Return only the stretch of the material below that begins with the line containing "Output the component" and ends with the line containing "PieChart, Pie, Cell", exactly; both of those lines belong to it.
* begin INPUT RECORDS *
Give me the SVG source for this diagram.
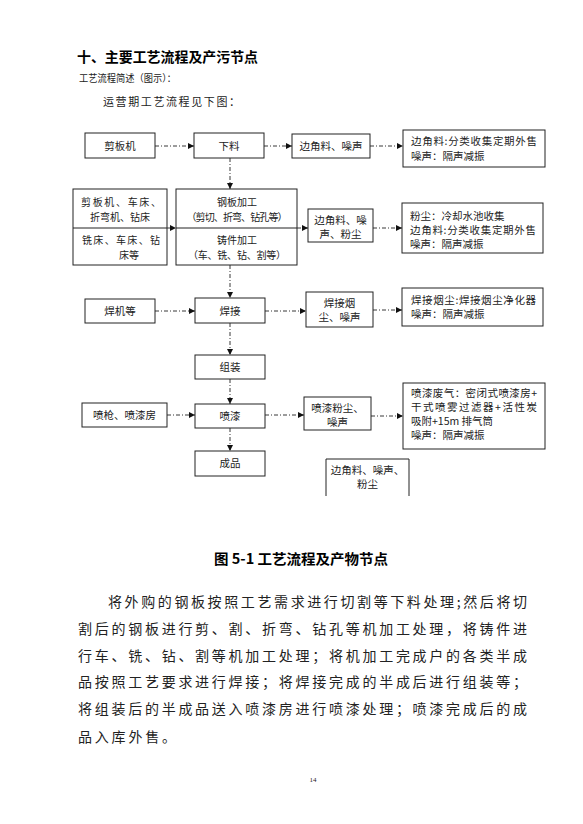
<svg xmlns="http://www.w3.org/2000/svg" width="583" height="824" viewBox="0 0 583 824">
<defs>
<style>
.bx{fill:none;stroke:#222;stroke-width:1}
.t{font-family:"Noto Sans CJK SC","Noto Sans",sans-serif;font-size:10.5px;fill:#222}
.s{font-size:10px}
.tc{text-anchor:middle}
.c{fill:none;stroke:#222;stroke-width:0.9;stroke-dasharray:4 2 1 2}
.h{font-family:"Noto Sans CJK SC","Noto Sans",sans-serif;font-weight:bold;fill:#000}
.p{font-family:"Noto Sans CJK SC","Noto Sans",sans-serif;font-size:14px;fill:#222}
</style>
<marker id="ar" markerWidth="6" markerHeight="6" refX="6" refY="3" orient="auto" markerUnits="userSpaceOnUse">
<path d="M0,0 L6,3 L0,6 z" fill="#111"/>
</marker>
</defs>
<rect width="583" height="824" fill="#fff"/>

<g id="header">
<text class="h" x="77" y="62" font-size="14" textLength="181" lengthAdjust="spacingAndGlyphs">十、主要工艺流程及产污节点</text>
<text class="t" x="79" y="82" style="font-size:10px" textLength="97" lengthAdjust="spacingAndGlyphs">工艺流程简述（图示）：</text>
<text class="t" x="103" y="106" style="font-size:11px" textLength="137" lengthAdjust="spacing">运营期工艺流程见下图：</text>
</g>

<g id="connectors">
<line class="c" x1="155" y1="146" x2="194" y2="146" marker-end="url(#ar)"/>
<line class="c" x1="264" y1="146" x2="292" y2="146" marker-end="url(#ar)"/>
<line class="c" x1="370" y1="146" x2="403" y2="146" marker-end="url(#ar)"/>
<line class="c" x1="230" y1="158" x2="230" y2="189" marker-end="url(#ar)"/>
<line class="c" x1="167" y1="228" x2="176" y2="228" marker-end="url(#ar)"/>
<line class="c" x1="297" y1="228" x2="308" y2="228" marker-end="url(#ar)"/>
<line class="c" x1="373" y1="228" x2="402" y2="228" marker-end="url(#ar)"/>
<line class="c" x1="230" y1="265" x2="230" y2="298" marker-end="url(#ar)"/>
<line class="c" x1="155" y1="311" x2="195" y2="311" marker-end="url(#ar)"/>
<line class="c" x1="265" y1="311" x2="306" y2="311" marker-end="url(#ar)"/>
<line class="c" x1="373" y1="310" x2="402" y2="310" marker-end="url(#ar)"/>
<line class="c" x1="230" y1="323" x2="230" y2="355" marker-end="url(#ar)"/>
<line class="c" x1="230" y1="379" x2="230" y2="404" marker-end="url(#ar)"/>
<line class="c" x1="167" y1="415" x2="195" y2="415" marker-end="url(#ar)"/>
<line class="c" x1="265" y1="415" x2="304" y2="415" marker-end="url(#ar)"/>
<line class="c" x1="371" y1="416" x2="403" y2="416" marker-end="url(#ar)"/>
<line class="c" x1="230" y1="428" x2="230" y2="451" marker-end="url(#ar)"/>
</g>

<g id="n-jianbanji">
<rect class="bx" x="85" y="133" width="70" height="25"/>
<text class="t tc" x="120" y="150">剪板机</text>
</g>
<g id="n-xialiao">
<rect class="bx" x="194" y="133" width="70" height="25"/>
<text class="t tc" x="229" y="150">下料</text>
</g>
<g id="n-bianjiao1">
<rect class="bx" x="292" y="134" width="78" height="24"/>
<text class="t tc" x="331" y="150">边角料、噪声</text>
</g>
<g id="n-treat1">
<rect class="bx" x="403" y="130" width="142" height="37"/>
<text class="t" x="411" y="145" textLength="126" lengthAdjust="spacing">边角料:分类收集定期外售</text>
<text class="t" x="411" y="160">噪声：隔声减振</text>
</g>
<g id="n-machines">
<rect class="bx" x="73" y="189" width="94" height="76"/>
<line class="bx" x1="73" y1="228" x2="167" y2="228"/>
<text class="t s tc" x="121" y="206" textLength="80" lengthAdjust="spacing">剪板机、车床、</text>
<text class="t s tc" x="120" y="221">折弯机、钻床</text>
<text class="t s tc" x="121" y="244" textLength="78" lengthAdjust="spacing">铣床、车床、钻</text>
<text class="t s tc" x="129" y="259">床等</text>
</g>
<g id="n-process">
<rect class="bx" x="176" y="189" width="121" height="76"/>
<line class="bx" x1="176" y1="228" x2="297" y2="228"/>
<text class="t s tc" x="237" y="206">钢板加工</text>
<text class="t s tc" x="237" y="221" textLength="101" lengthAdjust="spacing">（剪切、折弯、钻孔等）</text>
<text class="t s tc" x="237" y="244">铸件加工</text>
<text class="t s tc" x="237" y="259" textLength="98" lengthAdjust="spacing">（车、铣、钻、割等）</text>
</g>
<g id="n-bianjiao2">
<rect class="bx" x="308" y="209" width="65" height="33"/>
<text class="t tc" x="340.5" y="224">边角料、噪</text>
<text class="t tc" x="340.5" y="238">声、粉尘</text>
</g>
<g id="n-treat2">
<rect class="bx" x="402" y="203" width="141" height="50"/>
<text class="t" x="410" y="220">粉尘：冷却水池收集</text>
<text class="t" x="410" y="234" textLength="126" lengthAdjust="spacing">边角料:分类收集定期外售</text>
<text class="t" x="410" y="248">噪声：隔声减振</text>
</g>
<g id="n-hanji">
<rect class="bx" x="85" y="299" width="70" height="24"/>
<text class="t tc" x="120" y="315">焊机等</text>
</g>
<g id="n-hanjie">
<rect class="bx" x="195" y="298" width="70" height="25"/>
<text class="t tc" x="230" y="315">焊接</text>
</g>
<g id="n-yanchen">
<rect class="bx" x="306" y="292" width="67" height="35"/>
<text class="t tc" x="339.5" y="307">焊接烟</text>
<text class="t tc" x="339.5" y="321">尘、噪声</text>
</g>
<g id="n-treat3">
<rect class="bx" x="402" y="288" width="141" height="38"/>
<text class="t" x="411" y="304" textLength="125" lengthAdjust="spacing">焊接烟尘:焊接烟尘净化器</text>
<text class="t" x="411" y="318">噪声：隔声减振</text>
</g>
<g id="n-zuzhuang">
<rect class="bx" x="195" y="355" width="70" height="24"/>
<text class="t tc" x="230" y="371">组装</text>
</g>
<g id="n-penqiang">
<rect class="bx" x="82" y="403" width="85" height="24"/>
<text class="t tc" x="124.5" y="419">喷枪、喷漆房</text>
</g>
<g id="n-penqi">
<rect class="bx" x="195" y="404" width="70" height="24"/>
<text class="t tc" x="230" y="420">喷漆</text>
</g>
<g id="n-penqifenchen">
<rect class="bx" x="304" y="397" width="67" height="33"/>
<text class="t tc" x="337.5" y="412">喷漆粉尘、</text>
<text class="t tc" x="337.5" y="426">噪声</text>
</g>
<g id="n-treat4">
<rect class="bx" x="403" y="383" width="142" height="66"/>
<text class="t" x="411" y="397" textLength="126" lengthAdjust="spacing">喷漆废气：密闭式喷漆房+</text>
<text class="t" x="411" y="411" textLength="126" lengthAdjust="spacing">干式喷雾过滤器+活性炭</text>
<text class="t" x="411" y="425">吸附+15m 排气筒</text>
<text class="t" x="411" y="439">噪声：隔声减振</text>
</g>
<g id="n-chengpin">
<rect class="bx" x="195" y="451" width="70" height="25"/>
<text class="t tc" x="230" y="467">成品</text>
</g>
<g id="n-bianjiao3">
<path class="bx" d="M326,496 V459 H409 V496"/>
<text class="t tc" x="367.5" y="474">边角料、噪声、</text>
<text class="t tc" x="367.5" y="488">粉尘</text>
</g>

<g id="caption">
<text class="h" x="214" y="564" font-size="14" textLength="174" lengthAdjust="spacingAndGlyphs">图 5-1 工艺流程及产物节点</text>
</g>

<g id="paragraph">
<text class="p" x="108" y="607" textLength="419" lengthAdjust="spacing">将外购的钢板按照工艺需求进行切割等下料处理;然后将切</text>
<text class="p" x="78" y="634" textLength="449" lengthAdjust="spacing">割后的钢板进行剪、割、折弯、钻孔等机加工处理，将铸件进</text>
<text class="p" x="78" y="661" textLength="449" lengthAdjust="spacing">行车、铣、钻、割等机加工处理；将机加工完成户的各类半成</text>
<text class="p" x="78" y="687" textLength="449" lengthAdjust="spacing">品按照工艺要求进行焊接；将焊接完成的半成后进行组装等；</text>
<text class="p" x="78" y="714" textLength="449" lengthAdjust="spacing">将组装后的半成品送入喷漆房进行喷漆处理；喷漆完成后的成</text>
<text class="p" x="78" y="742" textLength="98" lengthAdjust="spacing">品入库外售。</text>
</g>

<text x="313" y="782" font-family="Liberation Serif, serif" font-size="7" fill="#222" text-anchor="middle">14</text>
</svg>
* end INPUT RECORDS *
* begin INPUT RECORDS *
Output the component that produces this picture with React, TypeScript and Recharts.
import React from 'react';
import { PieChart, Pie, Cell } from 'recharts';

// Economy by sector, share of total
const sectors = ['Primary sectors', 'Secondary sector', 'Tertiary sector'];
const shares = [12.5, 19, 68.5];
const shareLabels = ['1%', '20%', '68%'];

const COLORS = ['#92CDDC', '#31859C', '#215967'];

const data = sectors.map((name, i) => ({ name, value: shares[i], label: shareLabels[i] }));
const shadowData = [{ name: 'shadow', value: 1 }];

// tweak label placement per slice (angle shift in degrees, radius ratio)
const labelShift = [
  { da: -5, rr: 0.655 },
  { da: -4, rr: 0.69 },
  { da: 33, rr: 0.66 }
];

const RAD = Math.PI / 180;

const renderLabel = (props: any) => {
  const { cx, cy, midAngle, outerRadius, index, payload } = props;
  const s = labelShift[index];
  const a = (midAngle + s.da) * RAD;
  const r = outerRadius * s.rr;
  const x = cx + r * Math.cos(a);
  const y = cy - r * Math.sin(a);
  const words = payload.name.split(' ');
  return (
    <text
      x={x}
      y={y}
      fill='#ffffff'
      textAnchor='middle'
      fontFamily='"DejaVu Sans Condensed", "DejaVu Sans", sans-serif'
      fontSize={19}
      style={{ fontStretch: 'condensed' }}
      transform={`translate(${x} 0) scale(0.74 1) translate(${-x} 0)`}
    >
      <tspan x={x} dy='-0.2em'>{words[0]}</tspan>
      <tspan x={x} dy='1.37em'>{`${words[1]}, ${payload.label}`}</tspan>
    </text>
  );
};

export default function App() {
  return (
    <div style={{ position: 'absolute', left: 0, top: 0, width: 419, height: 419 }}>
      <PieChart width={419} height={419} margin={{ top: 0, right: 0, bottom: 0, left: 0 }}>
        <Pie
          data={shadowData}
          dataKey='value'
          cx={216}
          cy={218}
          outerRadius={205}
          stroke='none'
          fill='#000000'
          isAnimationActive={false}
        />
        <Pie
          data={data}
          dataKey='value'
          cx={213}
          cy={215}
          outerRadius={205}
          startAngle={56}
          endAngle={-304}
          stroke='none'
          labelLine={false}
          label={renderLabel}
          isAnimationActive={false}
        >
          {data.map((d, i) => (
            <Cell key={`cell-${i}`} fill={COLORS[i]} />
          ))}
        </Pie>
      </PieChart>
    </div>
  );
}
* end INPUT RECORDS *
## TASK OUTPUT
Output the component that produces this picture with React, TypeScript and Recharts.
import React from 'react';
import { PieChart, Pie, Cell } from 'recharts';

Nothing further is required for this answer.